Direction | Without the pictures, set down every line of the data exactly.

Dataset section |
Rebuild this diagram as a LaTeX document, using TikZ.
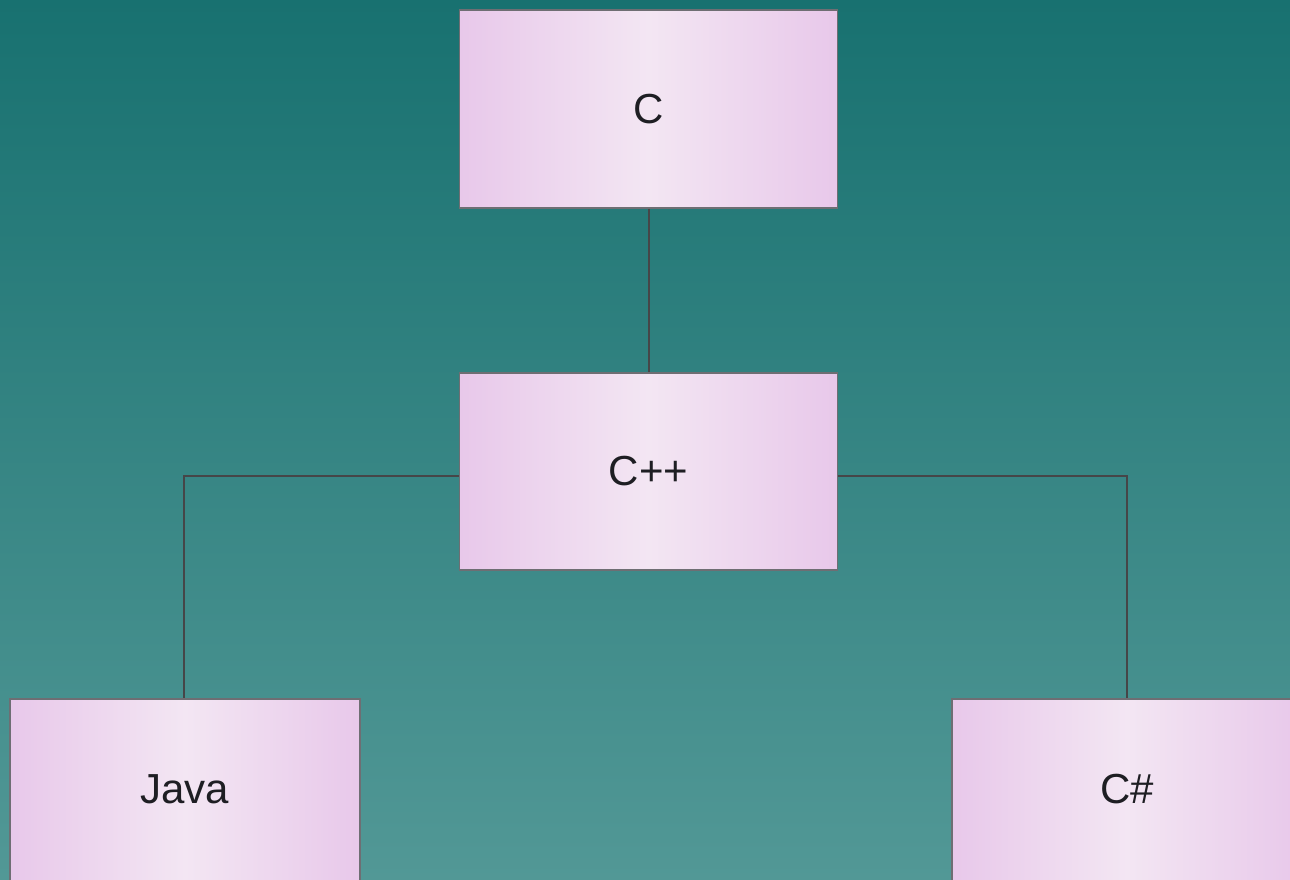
\documentclass[tikz,border=0pt]{standalone}
\usepackage{fontspec}
\setmainfont{Liberation Sans}
\begin{document}
\begin{tikzpicture}[x=1pt,y=-1pt,
  box/.style={draw=boxline, line width=1.5pt, rectangle, inner sep=0pt,
    left color=boxedge, right color=boxedge, middle color=boxmid,
    text=textcol, font=\fontsize{42}{50}\selectfont},
  link/.style={draw=linkcol, line width=2pt}]
\definecolor{bgtop}{RGB}{24,113,112}
\definecolor{bgbot}{RGB}{82,152,150}
\definecolor{boxedge}{RGB}{232,200,234}
\definecolor{boxmid}{RGB}{243,230,243}
\definecolor{boxline}{RGB}{110,110,115}
\definecolor{linkcol}{RGB}{70,70,72}
\definecolor{textcol}{RGB}{30,30,35}
\clip (0,0) rectangle (1290,880);
\shade[top color=bgtop, bottom color=bgbot] (0,0) rectangle (1290,880);
\node[box, minimum width=378pt, minimum height=198pt] (c) at (648.5,109) {\raisebox{1pt}{C}};
\node[box, minimum width=378pt, minimum height=197pt] (cpp) at (648.5,471.5) {\raisebox{1pt}{C++}};
\node[box, minimum width=350pt, minimum height=186pt] (java) at (185,792) {\raisebox{6pt}{Java}};
\node[box, minimum width=350pt, minimum height=186pt] (cs) at (1127,792) {\raisebox{6pt}{C\#}};
\coordinate (jl) at (184,476);
\coordinate (cr) at (1127,476);
\draw[link] (c.south) -- (cpp.north);
\draw[link] (cpp.west |- jl) -- (jl) -- (jl |- java.north);
\draw[link] (cpp.east |- cr) -- (cr) -- (cr |- cs.north);
\end{tikzpicture}
\end{document}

Finished exercise |
Rebuild this diagram as a LaTeX document, using TikZ.
\documentclass[tikz,border=0pt]{standalone}
\usepackage{fontspec}
\setmainfont{Liberation Sans}
\begin{document}
\begin{tikzpicture}[x=1pt,y=-1pt,
  box/.style={draw=boxline, line width=1.5pt, rectangle, inner sep=0pt,
    left color=boxedge, right color=boxedge, middle color=boxmid,
    text=textcol, font=\fontsize{42}{50}\selectfont},
  link/.style={draw=linkcol, line width=2pt}]
\definecolor{bgtop}{RGB}{24,113,112}
\definecolor{bgbot}{RGB}{82,152,150}
\definecolor{boxedge}{RGB}{232,200,234}
\definecolor{boxmid}{RGB}{243,230,243}
\definecolor{boxline}{RGB}{110,110,115}
\definecolor{linkcol}{RGB}{70,70,72}
\definecolor{textcol}{RGB}{30,30,35}
\clip (0,0) rectangle (1290,880);
\shade[top color=bgtop, bottom color=bgbot] (0,0) rectangle (1290,880);
\node[box, minimum width=378pt, minimum height=198pt] (c) at (648.5,109) {\raisebox{1pt}{C}};
\node[box, minimum width=378pt, minimum height=197pt] (cpp) at (648.5,471.5) {\raisebox{1pt}{C++}};
\node[box, minimum width=350pt, minimum height=186pt] (java) at (185,792) {\raisebox{6pt}{Java}};
\node[box, minimum width=350pt, minimum height=186pt] (cs) at (1127,792) {\raisebox{6pt}{C\#}};
\coordinate (jl) at (184,476);
\coordinate (cr) at (1127,476);
\draw[link] (c.south) -- (cpp.north);
\draw[link] (cpp.west |- jl) -- (jl) -- (jl |- java.north);
\draw[link] (cpp.east |- cr) -- (cr) -- (cr |- cs.north);
\end{tikzpicture}
\end{document}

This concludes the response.